[start]
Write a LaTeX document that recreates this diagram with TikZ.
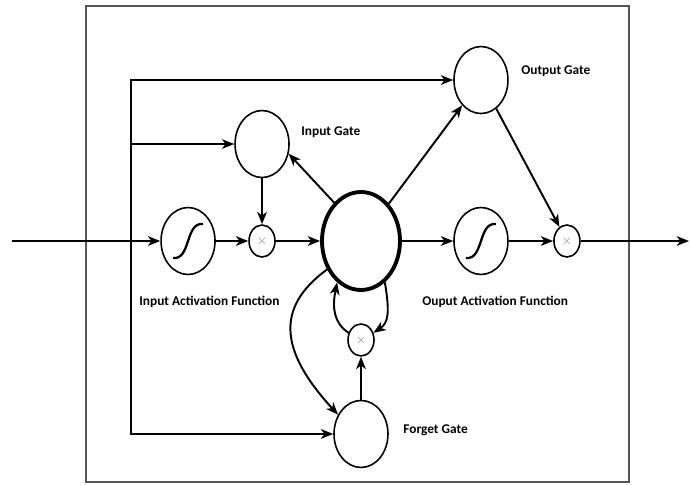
\documentclass[tikz,border=0pt]{standalone}
\usepackage{fontspec}
\setmainfont{Carlito}
\usepackage{tikz}
\definecolor{boxGrey}{HTML}{555555}
\definecolor{timesGrey}{HTML}{8A8A8A}
\usetikzlibrary{arrows.meta,shapes.geometric}
\tikzstyle{gate} = [ellipse, draw, line width=0.9pt, minimum width=1.08cm, minimum height=1.34cm, inner sep=0pt]
\tikzstyle{actblock} = [gate]
\tikzstyle{cellblock} = [ellipse, draw, line width=2.2pt, minimum width=1.56cm, minimum height=1.96cm, inner sep=0pt]
\tikzstyle{mulblock} = [ellipse, draw, line width=0.9pt, minimum width=0.52cm, minimum height=0.64cm, inner sep=0pt, text=timesGrey, font=\scriptsize]
\tikzstyle{line} = [line width=1.1pt, ->, >= {Stealth[length=7pt, width=5.5pt, inset=2pt]}]
\tikzstyle{sigline} = [line width=1.3pt]
\tikzstyle{noblock} = [rectangle, draw = none]
\tikzstyle{gatetext} = [inner sep=0pt, anchor=west, font=\bfseries\fontsize{7.6}{9}\selectfont]

\begin{document}
\begin{tikzpicture}[x=0.02cm, y=-0.02cm]
        \useasboundingbox (0,0) rectangle (690,484);
        \draw[boxGrey, line width=1.4pt] (86,6) rectangle (629,482);
        \node(cell) [cellblock] at (361,241) {};
        \node(inMul) [mulblock, left of = cell, node distance = 1.98cm] {$\times$};
        \node(inAct) [actblock, left of = inMul, node distance = 1.48cm] {};
        \node(inGate) [gate, above of = inMul, node distance = 1.94cm] {};
        \node(outAct) [actblock, right of = cell, node distance = 2.4cm] {};
        \node(outMul) [mulblock, right of = outAct, node distance = 1.72cm] {$\times$};
        \node(outGate) [gate, above of = outAct, node distance = 3.22cm] {};
        \node(fMul) [mulblock, below of = cell, node distance = 1.98cm] {$\times$};
        \node(fGate) [gate, below of = fMul, node distance = 1.88cm] {};
        \coordinate (inStart) at (12,241);
        \coordinate (busIn) at (131,241);
        \coordinate (outEnd) at (689,241);
        \node(inGateText) [noblock, gatetext] at (301,132) {Input Gate};
        \node(outGateText) [noblock, gatetext] at (521,71) {Output Gate};
        \node(inActText) [noblock, gatetext] at (139,302) {Input Activation Function};
        \node(outActText) [noblock, gatetext] at (422,302) {Ouput Activation Function};
        \node(fGateText) [noblock, gatetext] at (403,430) {Forget Gate};
        \draw[sigline] (inAct.center) ++(-15,17) .. controls +(18,2) and +(-18,-2) .. ++(30,-34);
        \draw[sigline] (outAct.center) ++(-15,17) .. controls +(18,2) and +(-18,-2) .. ++(30,-34);
        \draw[line] (inStart) -- (inAct);
        \draw[line] (inAct) -- (inMul);
        \draw[line] (inMul) -- (cell);
        \draw[line] (inGate) -- (inMul);
        \draw[line] (cell.125) -- (inGate.-20);
        \draw[line] (cell) -- (outGate);
        \draw[line] (cell) -- (outAct);
        \draw[line] (outAct) -- (outMul);
        \draw[line] (outGate) -- (outMul);
        \draw[line] (outMul) -- (outEnd);
        \draw[line] (busIn) |- (outGate);
        \draw[line] (busIn) |- (inGate);
        \draw[line] (busIn) |- (fGate);
        \draw[line] (fGate) -- (fMul);
        \draw[line] (cell.220) .. controls +(-55,40) and +(-55,-60) .. (fGate.140);
        \draw[line] (cell.300) .. controls +(5,30) and +(15,-10) .. (fMul.30);
        \draw[line] (fMul.150) .. controls +(-15,-10) and +(-5,25) .. (cell.240);
    \end{tikzpicture}
\end{document}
[end]
■ The task: Repeat the material above verbatim, with no pictures in the output.

■ Reply:
Write a LaTeX document that recreates this diagram with TikZ.
\documentclass[tikz,border=0pt]{standalone}
\usepackage{fontspec}
\setmainfont{Carlito}
\usepackage{tikz}
\definecolor{boxGrey}{HTML}{555555}
\definecolor{timesGrey}{HTML}{8A8A8A}
\usetikzlibrary{arrows.meta,shapes.geometric}
\tikzstyle{gate} = [ellipse, draw, line width=0.9pt, minimum width=1.08cm, minimum height=1.34cm, inner sep=0pt]
\tikzstyle{actblock} = [gate]
\tikzstyle{cellblock} = [ellipse, draw, line width=2.2pt, minimum width=1.56cm, minimum height=1.96cm, inner sep=0pt]
\tikzstyle{mulblock} = [ellipse, draw, line width=0.9pt, minimum width=0.52cm, minimum height=0.64cm, inner sep=0pt, text=timesGrey, font=\scriptsize]
\tikzstyle{line} = [line width=1.1pt, ->, >= {Stealth[length=7pt, width=5.5pt, inset=2pt]}]
\tikzstyle{sigline} = [line width=1.3pt]
\tikzstyle{noblock} = [rectangle, draw = none]
\tikzstyle{gatetext} = [inner sep=0pt, anchor=west, font=\bfseries\fontsize{7.6}{9}\selectfont]

\begin{document}
\begin{tikzpicture}[x=0.02cm, y=-0.02cm]
        \useasboundingbox (0,0) rectangle (690,484);
        \draw[boxGrey, line width=1.4pt] (86,6) rectangle (629,482);
        \node(cell) [cellblock] at (361,241) {};
        \node(inMul) [mulblock, left of = cell, node distance = 1.98cm] {$\times$};
        \node(inAct) [actblock, left of = inMul, node distance = 1.48cm] {};
        \node(inGate) [gate, above of = inMul, node distance = 1.94cm] {};
        \node(outAct) [actblock, right of = cell, node distance = 2.4cm] {};
        \node(outMul) [mulblock, right of = outAct, node distance = 1.72cm] {$\times$};
        \node(outGate) [gate, above of = outAct, node distance = 3.22cm] {};
        \node(fMul) [mulblock, below of = cell, node distance = 1.98cm] {$\times$};
        \node(fGate) [gate, below of = fMul, node distance = 1.88cm] {};
        \coordinate (inStart) at (12,241);
        \coordinate (busIn) at (131,241);
        \coordinate (outEnd) at (689,241);
        \node(inGateText) [noblock, gatetext] at (301,132) {Input Gate};
        \node(outGateText) [noblock, gatetext] at (521,71) {Output Gate};
        \node(inActText) [noblock, gatetext] at (139,302) {Input Activation Function};
        \node(outActText) [noblock, gatetext] at (422,302) {Ouput Activation Function};
        \node(fGateText) [noblock, gatetext] at (403,430) {Forget Gate};
        \draw[sigline] (inAct.center) ++(-15,17) .. controls +(18,2) and +(-18,-2) .. ++(30,-34);
        \draw[sigline] (outAct.center) ++(-15,17) .. controls +(18,2) and +(-18,-2) .. ++(30,-34);
        \draw[line] (inStart) -- (inAct);
        \draw[line] (inAct) -- (inMul);
        \draw[line] (inMul) -- (cell);
        \draw[line] (inGate) -- (inMul);
        \draw[line] (cell.125) -- (inGate.-20);
        \draw[line] (cell) -- (outGate);
        \draw[line] (cell) -- (outAct);
        \draw[line] (outAct) -- (outMul);
        \draw[line] (outGate) -- (outMul);
        \draw[line] (outMul) -- (outEnd);
        \draw[line] (busIn) |- (outGate);
        \draw[line] (busIn) |- (inGate);
        \draw[line] (busIn) |- (fGate);
        \draw[line] (fGate) -- (fMul);
        \draw[line] (cell.220) .. controls +(-55,40) and +(-55,-60) .. (fGate.140);
        \draw[line] (cell.300) .. controls +(5,30) and +(15,-10) .. (fMul.30);
        \draw[line] (fMul.150) .. controls +(-15,-10) and +(-5,25) .. (cell.240);
    \end{tikzpicture}
\end{document}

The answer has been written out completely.